─── Information shown
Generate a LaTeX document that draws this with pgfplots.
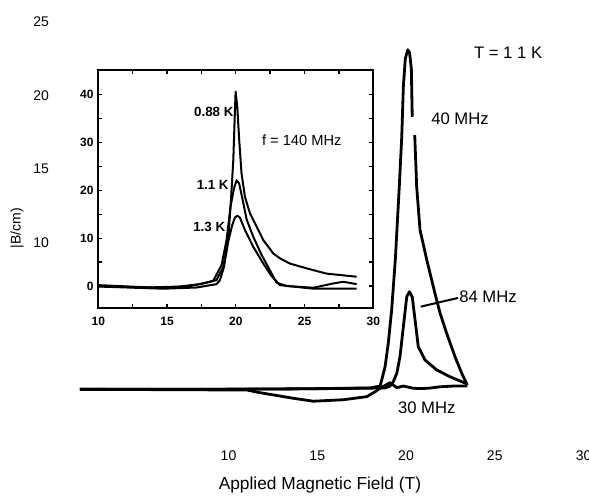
\documentclass[border=0pt]{standalone}
\usepackage{fontspec}
\setmainfont{Liberation Sans}
\usepackage{pgfplots}
\pgfplotsset{compat=1.18}
\pgfplotsset{
    mainline/.style={black, no markers, line width=2.1pt, line join=round},
    insetline/.style={black, no markers, line width=1.5pt, line join=round},
}

\begin{document}
\begin{tikzpicture}
% fixed page: 589 x 497 px at 0.75pt per px
\useasboundingbox (0pt,0pt) rectangle (441.75pt,372.75pt);

% ---- main axes (no frame, only tick labels) ----
\begin{axis}[
    at={(38.25pt,38.25pt)}, anchor=south west,
    scale only axis,
    width=399.4pt, height=318.2pt,
    xmin=0, xmax=30, ymin=-3.8, ymax=25,
    axis line style={draw=none},
    tick style={draw=none},
    xtick={10,15,20,25,30},
    ytick={10,15,20,25},
    /pgf/number format/assume math mode=true,
    tick label style={font=\fontsize{10.5}{12}\selectfont},
    yticklabel style={xshift=2pt},
    clip=false,
]
\addplot[mainline] coordinates {
    (1.63,0.05) (8,0.05) (14,0.08) (17.97,0.14) (18.54,0.27) (18.63,0.68)
    (18.82,1.58) (19.0,3.17) (19.19,5.43) (19.4,8.9) (19.62,13.8)
    (19.76,17.2) (19.85,20.6) (19.96,22.5) (20.1,23.1) (20.2,22.9)
    (20.3,21.8) (20.35,18.55)
};
\addplot[mainline] coordinates {
    (20.49,17.31) (20.6,13.8) (20.79,10.86) (21.17,8.83) (21.63,6.56)
    (21.92,5.21) (22.29,3.85) (22.76,2.26) (23.14,1.13) (23.45,0.34)
};
\addplot[mainline] coordinates {
    (1.63,0.05) (10,0.05) (16,0.1) (18.82,0.14) (19.1,0.27) (19.28,0.56)
    (19.48,1.13) (19.66,2.26) (19.85,4.3) (20.04,6.33) (20.19,6.67)
    (20.35,6.33) (20.51,4.75) (20.69,2.94) (21.07,2.04) (21.73,1.36)
    (22.48,0.9) (23.45,0.41)
};
\addplot[mainline] coordinates {
    (1.63,0.05) (11.03,0) (11.77,-0.18) (13.65,-0.56) (14.78,-0.76)
    (16.47,-0.66) (17.79,-0.45) (18.25,-0.12) (18.54,0.12) (19.1,0.5)
    (19.48,0.16) (19.85,0.27) (20.41,0.12) (20.79,0.1) (21.26,0.12)
    (21.92,0.22) (22.66,0.27) (23.45,0.27)
};
\draw[line width=1.5pt] (axis cs:20.83,5.66) -- (axis cs:22.93,6.25);
\node[font=\fontsize{12.5}{14}\selectfont] at (axis cs:25.75,22.88) {T = 1 1 K};
\node[font=\fontsize{12.5}{14}\selectfont] at (axis cs:23.04,18.4) {40 MHz};
\node[font=\fontsize{12.5}{14}\selectfont] at (axis cs:24.62,6.31) {84 MHz};
\node[font=\fontsize{12.5}{14}\selectfont] at (axis cs:21.17,-1.22) {30 MHz};
\node[font=\fontsize{13}{15}\selectfont] at (axis cs:15.15,-6.45) {Applied Magnetic Field (T)};
\node[font=\fontsize{10.5}{12}\selectfont, rotate=90] at (axis cs:-1.92,11.0) {|B/cm)};
\end{axis}

% ---- inset ----
\begin{axis}[
    at={(73.7pt,141.5pt)}, anchor=south west,
    scale only axis,
    width=206.25pt, height=178.7pt,
    xmin=10, xmax=30, ymin=-4.65, ymax=45.1,
    axis line style={line width=1.5pt},
    tick align=inside, ticks=both,
    major tick length=3pt, minor tick length=3pt,
    tick style={line width=1pt, black},
    xtick={10,15,20,25,30}, minor x tick num=1,
    ytick={0,10,20,30,40}, minor y tick num=1,
    /pgf/number format/assume math mode=true,
    tick label style={font=\fontsize{9}{10}\selectfont\bfseries},
    xticklabel style={yshift=-3pt},
]
% 0.88 K
\addplot[insetline] coordinates {
    (10,0.2) (12.3,-0.1) (14.73,-0.4) (16.67,0) (17.88,0.7) (18.6,1.25)
    (19.09,4.0) (19.45,9.6) (19.65,18.0) (19.82,26.3) (19.94,36.7)
    (19.99,40.6) (20.11,37.4) (20.25,30.5) (20.42,23.5) (20.67,18.6)
    (21.03,15.2) (21.52,12.4) (22.0,9.6) (22.73,6.8) (23.21,5.8)
    (23.94,4.7) (25.15,3.7) (26.6,2.6) (28.79,1.95)
};
% 1.1 K
\addplot[insetline] coordinates {
    (10,0) (13.5,-0.3) (15.9,-0.1) (17.4,0.4) (18.36,1.1) (18.97,4.4)
    (19.33,9.6) (19.62,16.6) (19.87,20.4) (20.06,22.1) (20.25,21.4)
    (20.5,18.0) (20.79,13.9) (21.27,10.3) (21.88,6.5) (22.48,3.3)
    (22.97,0.7) (23.7,0) (25.64,-0.35) (27.1,0.55) (27.82,0.9) (28.79,0.4)
};
% 1.3 K
\addplot[insetline] coordinates {
    (10,-0.1) (14.73,-0.55) (17.15,-0.3) (18.6,0.4) (18.85,1.25)
    (19.14,4.0) (19.45,9.3) (19.74,12.7) (19.94,14.3) (20.11,14.7)
    (20.3,14.3) (20.67,11.7) (21.27,8.2) (22.0,4.7) (22.6,2.1)
    (23.21,0.2) (25.64,-0.55) (28.79,-0.55)
};
\node[font=\fontsize{10}{11}\selectfont\bfseries, anchor=east, inner sep=0pt] at (axis cs:19.85,36.4) {0.88 K};
\node[font=\fontsize{10}{11}\selectfont\bfseries, anchor=east, inner sep=0pt] at (axis cs:19.5,21.1) {1.1 K};
\node[font=\fontsize{10}{11}\selectfont\bfseries, anchor=east, inner sep=0pt] at (axis cs:19.25,12.4) {1.3 K};
\node[font=\fontsize{11}{12}\selectfont] at (axis cs:24.8,30.5) {f = 140 MHz};
\end{axis}
\end{tikzpicture}
\end{document}
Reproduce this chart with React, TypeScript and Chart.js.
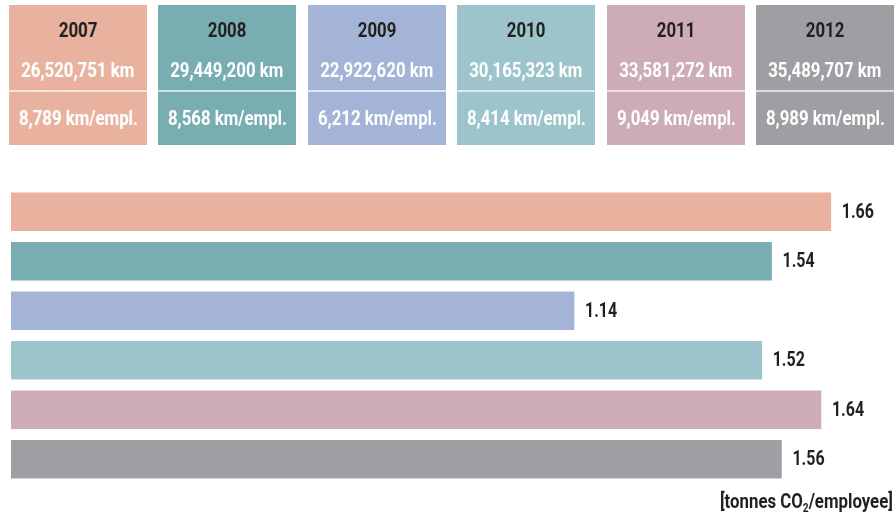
import React, { useEffect, useRef } from "react";
import { Chart, registerables } from "chart.js";

Chart.register(...registerables);

const years = ["2007", "2008", "2009", "2010", "2011", "2012"];
const totalKm = ["26,520,751 km", "29,449,200 km", "22,922,620 km", "30,165,323 km", "33,581,272 km", "35,489,707 km"];
const kmPerEmployee = ["8,789 km/empl.", "8,568 km/empl.", "6,212 km/empl.", "8,414 km/empl.", "9,049 km/empl.", "8,989 km/empl."];
const co2PerEmployee = [1.66, 1.54, 1.14, 1.52, 1.64, 1.56];
const colors = ["#E8B29E", "#78ADB2", "#A3B4D6", "#9DC4CB", "#CDACB6", "#9E9FA3"];

const FONT = 'Roboto, "Liberation Sans", sans-serif';
const SQUEEZE = 0.8;

const valueLabels = {
  id: "valueLabels",
  afterDatasetsDraw(chart: any) {
    const ctx = chart.ctx;
    const meta = chart.getDatasetMeta(0);
    ctx.save();
    ctx.font = `bold 20px ${FONT}`;
    ctx.fillStyle = "#231F20";
    ctx.textAlign = "left";
    ctx.textBaseline = "middle";
    meta.data.forEach((el: any, i: number) => {
      ctx.save();
      ctx.translate(el.x + 11, el.y + 1);
      ctx.scale(SQUEEZE, 1);
      ctx.fillText(co2PerEmployee[i].toFixed(2), 0, 0);
      ctx.restore();
    });
    ctx.restore();
  },
};

function Squeezed(props: { text: string; top: number; size: number; color: string }) {
  return (
    <div style={{ position: "absolute", top: props.top, left: 0, width: "100%", height: 24, display: "flex", justifyContent: "center", whiteSpace: "nowrap" }}>
      <span style={{ display: "inline-block", fontSize: props.size, lineHeight: "24px", color: props.color, transform: `scaleX(${SQUEEZE})`, transformOrigin: "center" }}>
        {props.text}
      </span>
    </div>
  );
}

export default function App() {
  const ref = useRef<HTMLCanvasElement>(null);
  useEffect(() => {
    if (!ref.current) return;
    const chart = new Chart(ref.current, {
      type: "bar",
      data: {
        labels: years,
        datasets: [
          {
            data: co2PerEmployee,
            backgroundColor: colors,
            borderWidth: 0,
            barThickness: 38,
          },
        ],
      },
      options: {
        indexAxis: "y",
        animation: false,
        responsive: false,
        maintainAspectRatio: false,
        layout: { padding: { left: 11, right: 1, top: 187, bottom: 40 } },
        plugins: { legend: { display: false }, tooltip: { enabled: false } },
        scales: {
          x: { display: false, min: 0, max: 1.79 },
          y: { display: false },
        },
      },
      plugins: [valueLabels],
    });
    return () => chart.destroy();
  }, []);

  return (
    <div style={{ position: "fixed", left: 0, top: 0, width: 896, height: 524, background: "#fff", fontFamily: FONT, fontWeight: "bold" }}>
      <canvas ref={ref} width={896} height={524} style={{ position: "absolute", left: 0, top: 0 }} />
      {years.map((y, i) => (
        <div
          key={y}
          style={{
            position: "absolute",
            left: Math.round(9 + i * 149.4),
            top: 5,
            width: 138,
            height: 140,
            background: colors[i],
          }}
        >
          <Squeezed text={y} top={13} size={21} color="#231F20" />
          <Squeezed text={totalKm[i]} top={53} size={21} color="#fff" />
          <div style={{ position: "absolute", top: 85, left: 0, width: "100%", height: 2, background: "rgba(255,255,255,0.65)" }} />
          <Squeezed text={kmPerEmployee[i]} top={101} size={21} color="#fff" />
        </div>
      ))}
      <div style={{ position: "absolute", right: 3, top: 489, height: 24, whiteSpace: "nowrap" }}>
        <span style={{ display: "inline-block", fontSize: 20, lineHeight: "24px", color: "#231F20", transform: "scaleX(0.84)", transformOrigin: "right center" }}>
          [tonnes CO<sub style={{ fontSize: 12, verticalAlign: -4, lineHeight: 0 }}>2</sub>/employee]
        </span>
      </div>
    </div>
  );
}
──────
▶ Your instructions
Within the listing above, extract exactly the lines that run from the one containing "Reproduce this chart" through the one containing "const SQUEEZE = 0.8;", excluding any pictures.

▶ Full answer
Reproduce this chart with React, TypeScript and Chart.js.
import React, { useEffect, useRef } from "react";
import { Chart, registerables } from "chart.js";

Chart.register(...registerables);

const years = ["2007", "2008", "2009", "2010", "2011", "2012"];
const totalKm = ["26,520,751 km", "29,449,200 km", "22,922,620 km", "30,165,323 km", "33,581,272 km", "35,489,707 km"];
const kmPerEmployee = ["8,789 km/empl.", "8,568 km/empl.", "6,212 km/empl.", "8,414 km/empl.", "9,049 km/empl.", "8,989 km/empl."];
const co2PerEmployee = [1.66, 1.54, 1.14, 1.52, 1.64, 1.56];
const colors = ["#E8B29E", "#78ADB2", "#A3B4D6", "#9DC4CB", "#CDACB6", "#9E9FA3"];

const FONT = 'Roboto, "Liberation Sans", sans-serif';
const SQUEEZE = 0.8;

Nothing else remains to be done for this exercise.